A volatilidade das provisões é, hoje, o maior obstáculo ao desenvolvimento das energias alternativas. As companhias elétricas têm dificuldade para abrir suas próprias redes a uma cota superior a 20-30% de renováveis, porque não têm certeza que teriam essa energia se dela precisassem. A taxa de incerteza está se reduzindo, na realidade. Hoje, as previsões meteorológicas permitem acertar, com 1.836 horas de antecipação, a situação do sol e do vento. Os desenvolvimentos técnicos, no caso das centrais solares de concentração, permitem, além disso, armazenar energia por sempre mais tempo, mesmo depois do pôr do sol.
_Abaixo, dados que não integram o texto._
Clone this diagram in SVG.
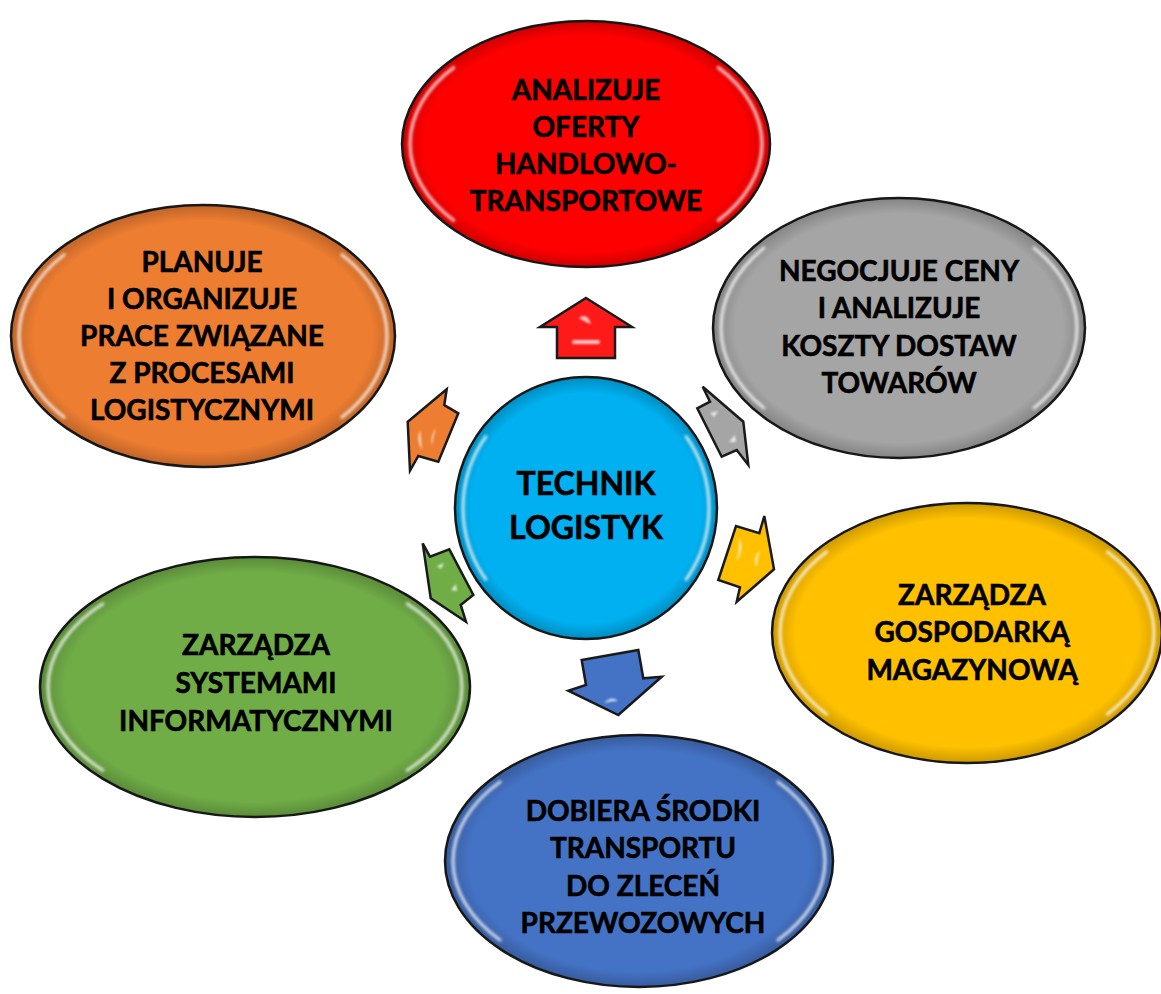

Mas, enquanto houver baterias a serem carregadas, quando houver muita energia de vento ou de sol, quando houver pouca, as fontes alternativas pareceriam destinadas a acrescentar sua própria eletricidade às fontes tradicionais ao invés de a substituí-las.

A menos que, como nos relatórios que circularam nestes meses, pense-se ainda maior. No fundo, se não há vento ou sol aqui, há provavelmente duas baías mais além. Ou na África ou na Escandinávia. O Desertec é um gigantesco projeto que prevê a união da eletricidade produzida por centrais solares na África e eólicas no Norte da Europa e distribuí-la, depois, em todo o continente. E também a ideia da Super-Rede, um pool europeu de energia para intercambiar as provisões das diversas energias alternativas. Mas é possível pensar também em um nível menor, contanto que se aceite algum compromisso. Quem fez isso foram ambientalistas pragmáticos, como os da Worldwatch. Segundo o seu presidente, Christopher Flavin, a verdadeira ponte para um futuro da energia totalmente de fontes alternativas é um combustível fóssil: o metano.

O gás, ao contrário da energia nuclear, produz gás carbônico – e, portanto, efeito estufa – embora em uma medida inferior do que o carvão e o petróleo. Nos últimos anos, uma série de modificações nas técnicas de extração o tornaram, surpreendentemente, econômico e abundante. Flavin destaca que uma central de gás custa cerca de um décimo da instalação nuclear equivalente. Pode ser de dimensões reduzidas. Principalmente, ao contrário de uma nuclear atômica, que deve estar permanentemente em funcionamento, possivelmente no máximo da capacidade, ela pode ser facilmente desligada, ligada ou atuar em um regime menor. O complemento perfeito, segundo Flavin, para uma central eólica ou solar, às quais se somaria, fornecendo energia nos momentos de queda da produção.

Nada de tudo isso, juram os autores dos relatórios sobre o futuro das fontes alternativas, incidirá sobre o nosso modo de vida.

De resto, ainda hoje, se reestruturarmos nossas casas, teremos que montar janelas isolantes. E, com a tarifa bi-horária [taxas diferenciadas da energia, dependendo do horário do consumo], é conveniente ligar a lavadora de noite ou no final de semana, quando a demanda de eletricidade é mais baixa.

Os relatórios, entretanto, estão menos dispostos a abordar o tamanho das contas a serem pagas. Mas, com ou sem a energia nuclear, é difícil não pensar que as contas irão aumentar: a era da energia de baixo custo, no futuro previsível, acabou.